The responsibility of the distribution segment

Ricardo Migueláñez. @rmiguelanez

In line with the publication of the special report on distribution you have before you, I'd like to reflect on the responsibility of supermarket chains with regard to maintaining product images and defending and enhancing categories.

As you are regular readers of our newsletters, you probably know that two large supermarket chains have recently been in the news for selling two categories at a loss: milk and oil.

Those of us involved in this business—or any business for that matter—know that the main objective of any company is to obtain as much profit as possible. However, I believe that, in the case of food, it's a good idea to establish certain limits, because practices like those mentioned above denigrate these categories, call product quality into question and jeopardize all companies in the sector.
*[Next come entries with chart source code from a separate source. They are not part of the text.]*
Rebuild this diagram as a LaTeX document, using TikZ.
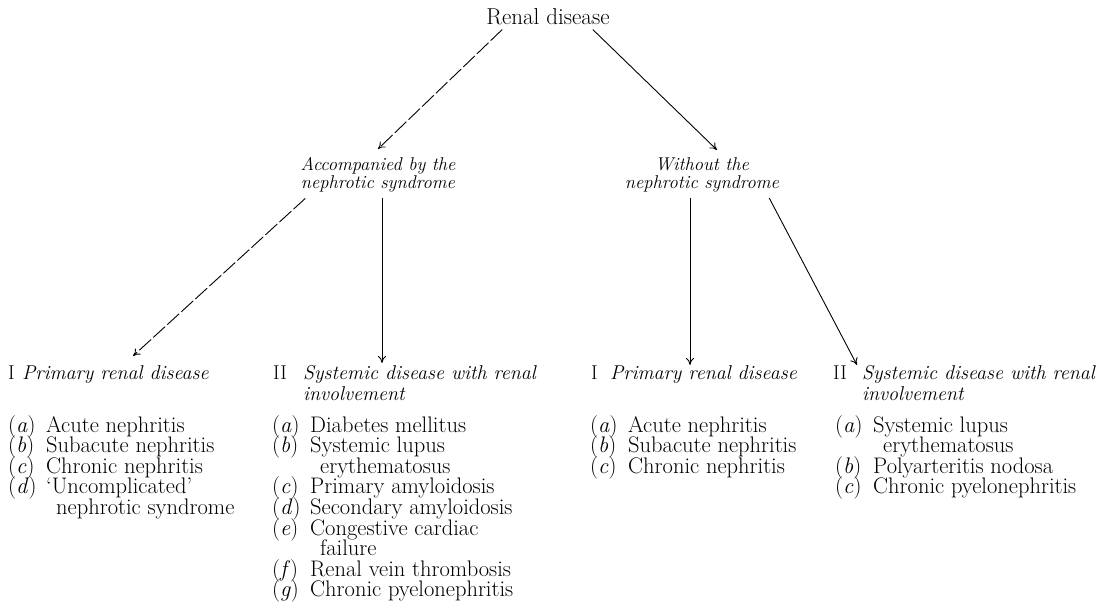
\documentclass[tikz,border=0pt]{standalone}
\usepackage{tikz}
\usetikzlibrary{arrows.meta,positioning}

\newcommand{\itm}[2]{\makebox[38pt][l]{(\textit{#1})}#2}
\newcommand{\more}[1]{\hspace*{48pt}#1}
\newcommand{\tightlines}{\lineskiplimit=-20pt\relax}

\begin{document}
\begin{tikzpicture}[x=1pt, y=-1pt]
    \tikzstyle{root} = [font=\fontsize{23}{23}\selectfont, inner sep=2pt]
    \tikzstyle{branch} = [font=\fontsize{18.5}{18}\selectfont\itshape\tightlines, align=center, inner sep=2pt]
    \tikzstyle{group} = [font=\fontsize{20}{21}\selectfont\tightlines, align=left, anchor=north west, inner sep=0pt]
    \tikzstyle{items} = [font=\fontsize{22.5}{20.6}\selectfont\tightlines, align=left, anchor=north west, inner sep=0pt]
    \tikzstyle{arrow} = [line width=0.9pt, ->, >={To[length=7pt,width=8pt]}]
    \tikzstyle{broken} = [dash pattern=on 16pt off 3pt]

    \useasboundingbox (0,0) rectangle (1103,604);

    % Root
    \node [root, anchor=base] (renal) at (548,25) {Renal disease};

    % Branches
    \node [branch, anchor=north] (accomp) at (378,155) {Accompanied by the\\nephrotic syndrome};
    \node [branch, anchor=north] (without) at (702,155) {Without the\\nephrotic syndrome};

    % Group headings
    \node [group] (prim1) at (8,365) {\makebox[14pt][l]{I}\textit{Primary renal disease}};
    \node [group] (syst1) at (273,365) {\makebox[30pt][l]{II}\textit{Systemic disease with renal}\\\hspace*{30pt}\textit{involvement}};
    \node [group] (prim2) at (591,365) {\makebox[19pt][l]{I}\textit{Primary renal disease}};
    \node [group] (syst2) at (833,365) {\makebox[29pt][l]{II}\textit{Systemic disease with renal}\\\hspace*{29pt}\textit{involvement}};

    % Lists
    \node [items] (list1) at (8,415) {\itm{a}{Acute nephritis}\\\itm{b}{Subacute nephritis}\\\itm{c}{Chronic nephritis}\\\itm{d}{`Uncomplicated'}\\\more{nephrotic syndrome}};
    \node [items] (list2) at (272,415) {\itm{a}{Diabetes mellitus}\\\itm{b}{Systemic lupus}\\\more{erythematosus}\\\itm{c}{Primary amyloidosis}\\\itm{d}{Secondary amyloidosis}\\\itm{e}{Congestive cardiac}\\\more{failure}\\\itm{f}{Renal vein thrombosis}\\\itm{g}{Chronic pyelonephritis}};
    \node [items] (list3) at (590,415) {\itm{a}{Acute nephritis}\\\itm{b}{Subacute nephritis}\\\itm{c}{Chronic nephritis}};
    \node [items] (list4) at (835,415) {\itm{a}{Systemic lupus}\\\more{erythematosus}\\\itm{b}{Polyarteritis nodosa}\\\itm{c}{Chronic pyelonephritis}};

    % Arrows
    \draw [arrow, broken] ([xshift=18pt,yshift=-2pt]renal.south west) -- ([yshift=6pt]accomp.north);
    \draw [arrow] ([xshift=-19pt,yshift=-2pt]renal.south east) -- ([xshift=15pt,yshift=5pt]without.north);
    \draw [arrow, broken] ([xshift=7pt,yshift=-4pt]accomp.south west) -- ([xshift=125pt,yshift=9pt]prim1.north west);
    \draw [arrow] ([xshift=4pt,yshift=-4pt]accomp.south) -- ([xshift=109pt,yshift=2pt]syst1.north west);
    \draw [arrow] ([xshift=-12pt,yshift=-4pt]without.south) -- ([xshift=99pt]prim2.north west);
    \draw [arrow] ([xshift=-12pt,yshift=-4pt]without.south east) -- ([xshift=24pt]syst2.north west);
\end{tikzpicture}
\end{document}
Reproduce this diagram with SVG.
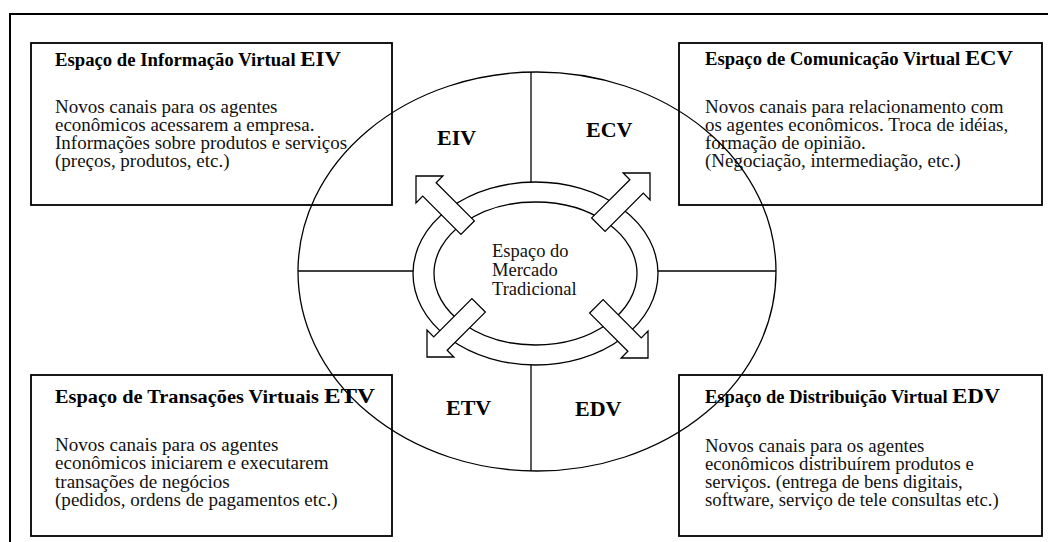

We've said on several occasions that this policy is bad for those who operate in a specific sub-sector and for the food industry in general. It's also bad for consumers. As a result of the series of price cuts, the goal being not to lose market share, the chain that started the battle is able to gain new customers, who get not only this product, but many others, for a price below cost.

The application of the Law to Improve the Functioning of the Food Chain, rolled out by the Ministry of Agriculture, Food and the Environment, must put an end to below-cost sales; however, as no method has been specified for doing so, those responsible for ensuring compliance with the regulation should simply receive the claim and report the situation to those who actually have the power to impose a punishment.

Another issue I'd like to address is the enormous power the distribution segment has when conveying messages to society and the importance of informing consumers.

The chains not only sell products, they also "produce", if you consider private labeling "production", and that makes them responsible for the message that reaches consumers. They're in contact with them and they're the ones who know what they're thinking. In short, they can impact the knowledge consumers have about different products.

For this reason, I believe we're missing out on a unique opportunity to work together to ensure that information reaches consumers. I believe that's how we'll get consumers to better understand production methods and product characteristics, by adding value and notably increasing their trust. It would also be beneficial to provide information on products and their nutritional properties that is serious and scientifically rigorous, underscoring the arguments defended by the industry and distribution.

In short, as Aurelio del Pino, the President of the Association of Spanish Supermarket Chains (ACES), notes in another article in this special report, the distribution sector must "continue to respond to consumers who are increasingly complex and have more specific needs".